++++ DATA LINES

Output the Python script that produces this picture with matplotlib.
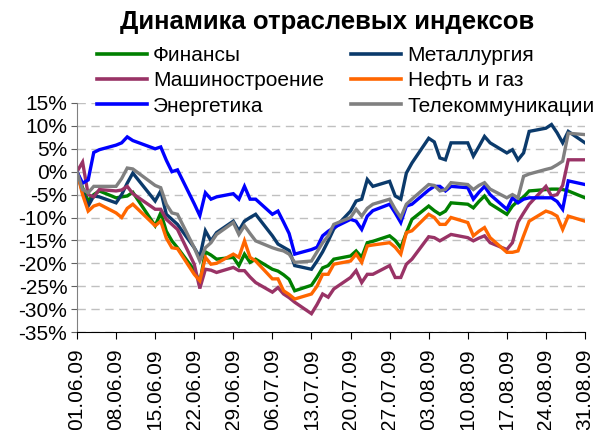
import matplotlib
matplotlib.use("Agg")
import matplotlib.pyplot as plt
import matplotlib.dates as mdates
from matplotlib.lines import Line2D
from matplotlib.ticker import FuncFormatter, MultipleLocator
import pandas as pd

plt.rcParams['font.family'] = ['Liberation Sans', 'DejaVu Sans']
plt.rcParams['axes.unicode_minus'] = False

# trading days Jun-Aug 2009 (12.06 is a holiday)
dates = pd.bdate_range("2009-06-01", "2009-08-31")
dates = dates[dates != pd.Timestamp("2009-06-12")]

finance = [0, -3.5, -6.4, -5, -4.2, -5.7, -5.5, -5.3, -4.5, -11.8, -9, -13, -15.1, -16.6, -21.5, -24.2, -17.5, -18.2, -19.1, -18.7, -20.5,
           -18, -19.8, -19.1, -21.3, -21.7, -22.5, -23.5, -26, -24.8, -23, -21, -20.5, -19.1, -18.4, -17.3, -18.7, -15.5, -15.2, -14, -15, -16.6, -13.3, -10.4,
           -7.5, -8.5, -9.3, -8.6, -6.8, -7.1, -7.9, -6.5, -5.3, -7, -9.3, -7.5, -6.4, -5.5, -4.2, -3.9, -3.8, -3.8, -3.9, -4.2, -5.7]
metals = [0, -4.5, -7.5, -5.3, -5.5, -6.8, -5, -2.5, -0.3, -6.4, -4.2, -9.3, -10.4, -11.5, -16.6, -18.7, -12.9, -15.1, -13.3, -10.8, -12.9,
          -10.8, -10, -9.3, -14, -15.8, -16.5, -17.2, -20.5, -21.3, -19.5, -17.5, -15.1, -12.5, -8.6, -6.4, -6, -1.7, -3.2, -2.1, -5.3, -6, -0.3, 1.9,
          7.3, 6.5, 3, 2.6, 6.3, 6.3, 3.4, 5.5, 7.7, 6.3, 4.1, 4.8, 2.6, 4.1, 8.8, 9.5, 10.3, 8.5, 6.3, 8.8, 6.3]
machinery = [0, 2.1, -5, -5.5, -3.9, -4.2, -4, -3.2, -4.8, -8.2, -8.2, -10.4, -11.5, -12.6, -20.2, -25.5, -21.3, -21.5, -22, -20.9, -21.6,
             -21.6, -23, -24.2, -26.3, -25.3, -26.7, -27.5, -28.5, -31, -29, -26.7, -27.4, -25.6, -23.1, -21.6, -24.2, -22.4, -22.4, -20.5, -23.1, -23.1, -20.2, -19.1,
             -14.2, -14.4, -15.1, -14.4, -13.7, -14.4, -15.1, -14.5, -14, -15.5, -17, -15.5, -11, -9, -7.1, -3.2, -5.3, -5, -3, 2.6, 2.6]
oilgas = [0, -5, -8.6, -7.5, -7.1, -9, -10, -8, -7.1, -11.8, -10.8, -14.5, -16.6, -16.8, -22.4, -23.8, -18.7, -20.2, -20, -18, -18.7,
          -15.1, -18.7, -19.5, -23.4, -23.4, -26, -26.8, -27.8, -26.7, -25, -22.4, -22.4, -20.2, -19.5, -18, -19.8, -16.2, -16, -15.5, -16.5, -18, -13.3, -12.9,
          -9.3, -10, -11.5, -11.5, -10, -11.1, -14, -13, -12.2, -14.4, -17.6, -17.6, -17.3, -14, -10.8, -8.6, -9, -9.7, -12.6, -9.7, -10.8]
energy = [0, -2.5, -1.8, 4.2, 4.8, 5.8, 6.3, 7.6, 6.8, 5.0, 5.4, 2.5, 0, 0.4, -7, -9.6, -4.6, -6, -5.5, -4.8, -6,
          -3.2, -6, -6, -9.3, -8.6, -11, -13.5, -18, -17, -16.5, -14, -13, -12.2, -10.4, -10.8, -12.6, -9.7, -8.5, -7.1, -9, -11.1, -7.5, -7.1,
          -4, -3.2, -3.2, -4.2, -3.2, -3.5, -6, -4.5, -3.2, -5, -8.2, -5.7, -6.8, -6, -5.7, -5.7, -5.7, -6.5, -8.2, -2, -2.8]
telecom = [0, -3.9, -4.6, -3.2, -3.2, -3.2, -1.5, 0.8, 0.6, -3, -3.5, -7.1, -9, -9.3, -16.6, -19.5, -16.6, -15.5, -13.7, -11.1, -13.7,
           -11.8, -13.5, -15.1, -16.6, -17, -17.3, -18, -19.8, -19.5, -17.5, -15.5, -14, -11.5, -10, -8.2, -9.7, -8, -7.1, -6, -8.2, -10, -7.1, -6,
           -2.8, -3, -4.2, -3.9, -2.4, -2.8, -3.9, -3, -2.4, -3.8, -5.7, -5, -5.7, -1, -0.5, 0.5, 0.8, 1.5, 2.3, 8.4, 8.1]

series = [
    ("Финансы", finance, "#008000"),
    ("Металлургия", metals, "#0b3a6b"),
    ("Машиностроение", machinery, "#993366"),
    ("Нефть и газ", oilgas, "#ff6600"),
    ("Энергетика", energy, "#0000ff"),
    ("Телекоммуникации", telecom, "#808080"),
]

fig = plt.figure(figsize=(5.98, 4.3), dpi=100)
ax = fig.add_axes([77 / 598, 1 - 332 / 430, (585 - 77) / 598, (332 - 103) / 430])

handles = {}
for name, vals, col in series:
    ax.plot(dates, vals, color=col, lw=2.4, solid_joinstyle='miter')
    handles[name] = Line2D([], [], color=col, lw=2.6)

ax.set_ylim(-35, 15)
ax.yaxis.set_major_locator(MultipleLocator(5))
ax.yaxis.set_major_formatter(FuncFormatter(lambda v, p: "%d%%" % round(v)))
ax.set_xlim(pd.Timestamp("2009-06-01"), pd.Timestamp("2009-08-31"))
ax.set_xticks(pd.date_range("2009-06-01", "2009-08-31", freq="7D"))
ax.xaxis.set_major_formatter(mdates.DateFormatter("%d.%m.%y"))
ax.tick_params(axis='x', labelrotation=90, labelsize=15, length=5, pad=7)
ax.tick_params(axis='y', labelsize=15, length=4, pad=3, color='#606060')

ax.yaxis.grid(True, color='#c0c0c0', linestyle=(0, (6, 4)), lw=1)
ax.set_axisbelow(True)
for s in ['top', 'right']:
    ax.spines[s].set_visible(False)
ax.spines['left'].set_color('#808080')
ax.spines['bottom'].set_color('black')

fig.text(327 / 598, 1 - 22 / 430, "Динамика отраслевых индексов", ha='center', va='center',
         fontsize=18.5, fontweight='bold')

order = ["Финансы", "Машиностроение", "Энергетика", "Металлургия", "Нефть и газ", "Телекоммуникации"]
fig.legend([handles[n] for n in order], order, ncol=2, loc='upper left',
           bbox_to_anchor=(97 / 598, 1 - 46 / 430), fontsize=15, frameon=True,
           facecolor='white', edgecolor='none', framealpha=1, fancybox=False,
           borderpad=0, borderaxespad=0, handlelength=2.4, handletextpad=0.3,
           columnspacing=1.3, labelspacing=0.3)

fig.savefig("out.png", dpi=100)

++++++++

▸ **REQUIREMENTS**
Retype everything in the material word for word, minus pictures.

▸ **FINAL RESULT**
Output the Python script that produces this picture with matplotlib.
import matplotlib
matplotlib.use("Agg")
import matplotlib.pyplot as plt
import matplotlib.dates as mdates
from matplotlib.lines import Line2D
from matplotlib.ticker import FuncFormatter, MultipleLocator
import pandas as pd

plt.rcParams['font.family'] = ['Liberation Sans', 'DejaVu Sans']
plt.rcParams['axes.unicode_minus'] = False

# trading days Jun-Aug 2009 (12.06 is a holiday)
dates = pd.bdate_range("2009-06-01", "2009-08-31")
dates = dates[dates != pd.Timestamp("2009-06-12")]

finance = [0, -3.5, -6.4, -5, -4.2, -5.7, -5.5, -5.3, -4.5, -11.8, -9, -13, -15.1, -16.6, -21.5, -24.2, -17.5, -18.2, -19.1, -18.7, -20.5,
           -18, -19.8, -19.1, -21.3, -21.7, -22.5, -23.5, -26, -24.8, -23, -21, -20.5, -19.1, -18.4, -17.3, -18.7, -15.5, -15.2, -14, -15, -16.6, -13.3, -10.4,
           -7.5, -8.5, -9.3, -8.6, -6.8, -7.1, -7.9, -6.5, -5.3, -7, -9.3, -7.5, -6.4, -5.5, -4.2, -3.9, -3.8, -3.8, -3.9, -4.2, -5.7]
metals = [0, -4.5, -7.5, -5.3, -5.5, -6.8, -5, -2.5, -0.3, -6.4, -4.2, -9.3, -10.4, -11.5, -16.6, -18.7, -12.9, -15.1, -13.3, -10.8, -12.9,
          -10.8, -10, -9.3, -14, -15.8, -16.5, -17.2, -20.5, -21.3, -19.5, -17.5, -15.1, -12.5, -8.6, -6.4, -6, -1.7, -3.2, -2.1, -5.3, -6, -0.3, 1.9,
          7.3, 6.5, 3, 2.6, 6.3, 6.3, 3.4, 5.5, 7.7, 6.3, 4.1, 4.8, 2.6, 4.1, 8.8, 9.5, 10.3, 8.5, 6.3, 8.8, 6.3]
machinery = [0, 2.1, -5, -5.5, -3.9, -4.2, -4, -3.2, -4.8, -8.2, -8.2, -10.4, -11.5, -12.6, -20.2, -25.5, -21.3, -21.5, -22, -20.9, -21.6,
             -21.6, -23, -24.2, -26.3, -25.3, -26.7, -27.5, -28.5, -31, -29, -26.7, -27.4, -25.6, -23.1, -21.6, -24.2, -22.4, -22.4, -20.5, -23.1, -23.1, -20.2, -19.1,
             -14.2, -14.4, -15.1, -14.4, -13.7, -14.4, -15.1, -14.5, -14, -15.5, -17, -15.5, -11, -9, -7.1, -3.2, -5.3, -5, -3, 2.6, 2.6]
oilgas = [0, -5, -8.6, -7.5, -7.1, -9, -10, -8, -7.1, -11.8, -10.8, -14.5, -16.6, -16.8, -22.4, -23.8, -18.7, -20.2, -20, -18, -18.7,
          -15.1, -18.7, -19.5, -23.4, -23.4, -26, -26.8, -27.8, -26.7, -25, -22.4, -22.4, -20.2, -19.5, -18, -19.8, -16.2, -16, -15.5, -16.5, -18, -13.3, -12.9,
          -9.3, -10, -11.5, -11.5, -10, -11.1, -14, -13, -12.2, -14.4, -17.6, -17.6, -17.3, -14, -10.8, -8.6, -9, -9.7, -12.6, -9.7, -10.8]
energy = [0, -2.5, -1.8, 4.2, 4.8, 5.8, 6.3, 7.6, 6.8, 5.0, 5.4, 2.5, 0, 0.4, -7, -9.6, -4.6, -6, -5.5, -4.8, -6,
          -3.2, -6, -6, -9.3, -8.6, -11, -13.5, -18, -17, -16.5, -14, -13, -12.2, -10.4, -10.8, -12.6, -9.7, -8.5, -7.1, -9, -11.1, -7.5, -7.1,
          -4, -3.2, -3.2, -4.2, -3.2, -3.5, -6, -4.5, -3.2, -5, -8.2, -5.7, -6.8, -6, -5.7, -5.7, -5.7, -6.5, -8.2, -2, -2.8]
telecom = [0, -3.9, -4.6, -3.2, -3.2, -3.2, -1.5, 0.8, 0.6, -3, -3.5, -7.1, -9, -9.3, -16.6, -19.5, -16.6, -15.5, -13.7, -11.1, -13.7,
           -11.8, -13.5, -15.1, -16.6, -17, -17.3, -18, -19.8, -19.5, -17.5, -15.5, -14, -11.5, -10, -8.2, -9.7, -8, -7.1, -6, -8.2, -10, -7.1, -6,
           -2.8, -3, -4.2, -3.9, -2.4, -2.8, -3.9, -3, -2.4, -3.8, -5.7, -5, -5.7, -1, -0.5, 0.5, 0.8, 1.5, 2.3, 8.4, 8.1]

series = [
    ("Финансы", finance, "#008000"),
    ("Металлургия", metals, "#0b3a6b"),
    ("Машиностроение", machinery, "#993366"),
    ("Нефть и газ", oilgas, "#ff6600"),
    ("Энергетика", energy, "#0000ff"),
    ("Телекоммуникации", telecom, "#808080"),
]

fig = plt.figure(figsize=(5.98, 4.3), dpi=100)
ax = fig.add_axes([77 / 598, 1 - 332 / 430, (585 - 77) / 598, (332 - 103) / 430])

handles = {}
for name, vals, col in series:
    ax.plot(dates, vals, color=col, lw=2.4, solid_joinstyle='miter')
    handles[name] = Line2D([], [], color=col, lw=2.6)

ax.set_ylim(-35, 15)
ax.yaxis.set_major_locator(MultipleLocator(5))
ax.yaxis.set_major_formatter(FuncFormatter(lambda v, p: "%d%%" % round(v)))
ax.set_xlim(pd.Timestamp("2009-06-01"), pd.Timestamp("2009-08-31"))
ax.set_xticks(pd.date_range("2009-06-01", "2009-08-31", freq="7D"))
ax.xaxis.set_major_formatter(mdates.DateFormatter("%d.%m.%y"))
ax.tick_params(axis='x', labelrotation=90, labelsize=15, length=5, pad=7)
ax.tick_params(axis='y', labelsize=15, length=4, pad=3, color='#606060')

ax.yaxis.grid(True, color='#c0c0c0', linestyle=(0, (6, 4)), lw=1)
ax.set_axisbelow(True)
for s in ['top', 'right']:
    ax.spines[s].set_visible(False)
ax.spines['left'].set_color('#808080')
ax.spines['bottom'].set_color('black')

fig.text(327 / 598, 1 - 22 / 430, "Динамика отраслевых индексов", ha='center', va='center',
         fontsize=18.5, fontweight='bold')

order = ["Финансы", "Машиностроение", "Энергетика", "Металлургия", "Нефть и газ", "Телекоммуникации"]
fig.legend([handles[n] for n in order], order, ncol=2, loc='upper left',
           bbox_to_anchor=(97 / 598, 1 - 46 / 430), fontsize=15, frameon=True,
           facecolor='white', edgecolor='none', framealpha=1, fancybox=False,
           borderpad=0, borderaxespad=0, handlelength=2.4, handletextpad=0.3,
           columnspacing=1.3, labelspacing=0.3)

fig.savefig("out.png", dpi=100)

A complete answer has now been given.